Conservative court watcher Ed Whelan suggested that the Democratic senator who usually asks nominees about Brown,
During Vitter’s confirmation hearing, Whelan said, Blumenthal “raced down” the slippery slope after Vitter declined to comment on Brown, immediately following up with a question about Roe.
Blumenthal said about Brown that “anyone who fails to endorse such a sacrosanct decision is clearly out of the legal and societal mainstream and unworthy of confirmation,” in a speech on the Senate floor Thursday.
Sixth Circuit Judge John Nalbandian told Blumenthal that Brown was correctly decided, at his confirmation hearing last year.
But Nalbandian then refused to say the same about Roe, which established abortion as a constitutional right.
Blumenthal said he couldn’t understand why Nalbandian could say Brown was rightly decided but not Roe.
Ninth Circuit Judge Ryan Nelson took another approach:
“Do you believe that Brown v. Board of Education was correctly decided?” Blumenthal asked.
“Like all Supreme Court precedent, Senator, I believe that Brown v. Board of Education was correctly decided,” Nelson replied
Blumenthal called that response “intellectually dishonest.”
The reluctance of nominees to discuss controversial cases is understandable, Deborah Rhode, a professor at Stanford Law School who is frequently cited on legal ethics, said.
But claiming that the canon prohibits one from affirming the correctness of Brown is disingenuous, and isn’t supported by the rule’s text or prior interpretations of it, Rhode said.
One can argue that a nominee shouldn’t discuss Roe under the canon, because of ongoing cases that could pose a challenge to that decision, said Charles Gardner Geyh, a professor at Indiana University Bloomington’s Maurer School of Law.

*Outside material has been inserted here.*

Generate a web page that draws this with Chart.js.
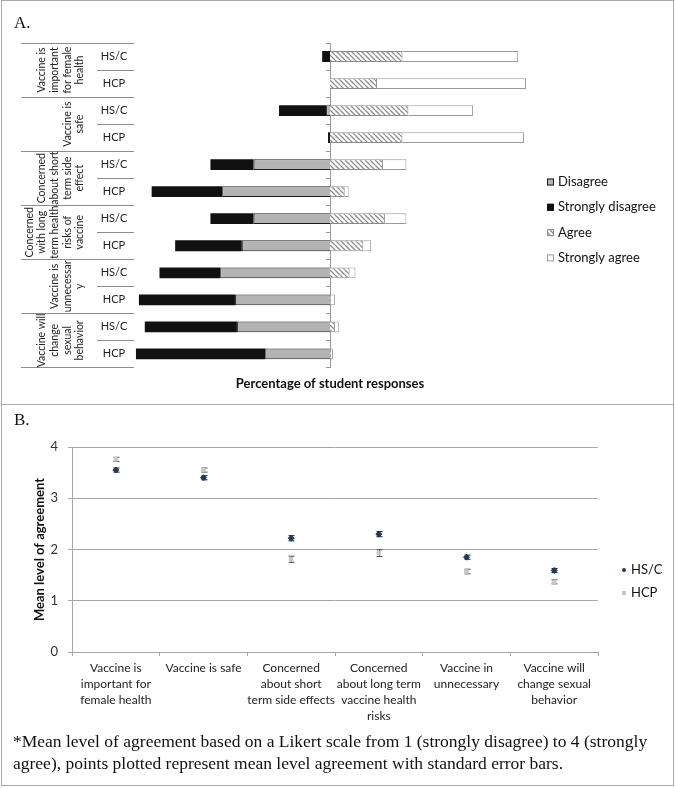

His scholarship includes judicial conduct and ethics.
But there are no serious cases challenging Brown, and nominees using the canon to avoid discussing it are “trying to manipulate the Code of Conduct for cover,” Geyh said.
That’s problematic because the nominees’ interpretation of the canon would prevent judges from even writing articles about landmark decisions, which they do often, Geyh said.
Justices Spoke Up
Many judges have given their views on past decisions that are settled law, Rhode said.
In addition to Kavanaugh, the canon didn’t stop U.S. Supreme Court justices including Chief Justice John Roberts or Justice Samuel Alito from saying Brown was properly decided during their confirmation hearings.
In 2005, Roberts said he was willing to opine on the merits of Brown under the canon because it wasn’t likely to come up before the high court again, unlike other cases.
Alito said in 2006 that Brown “was one of the greatest if not the single greatest thing that the Supreme Court of the United States has ever done.”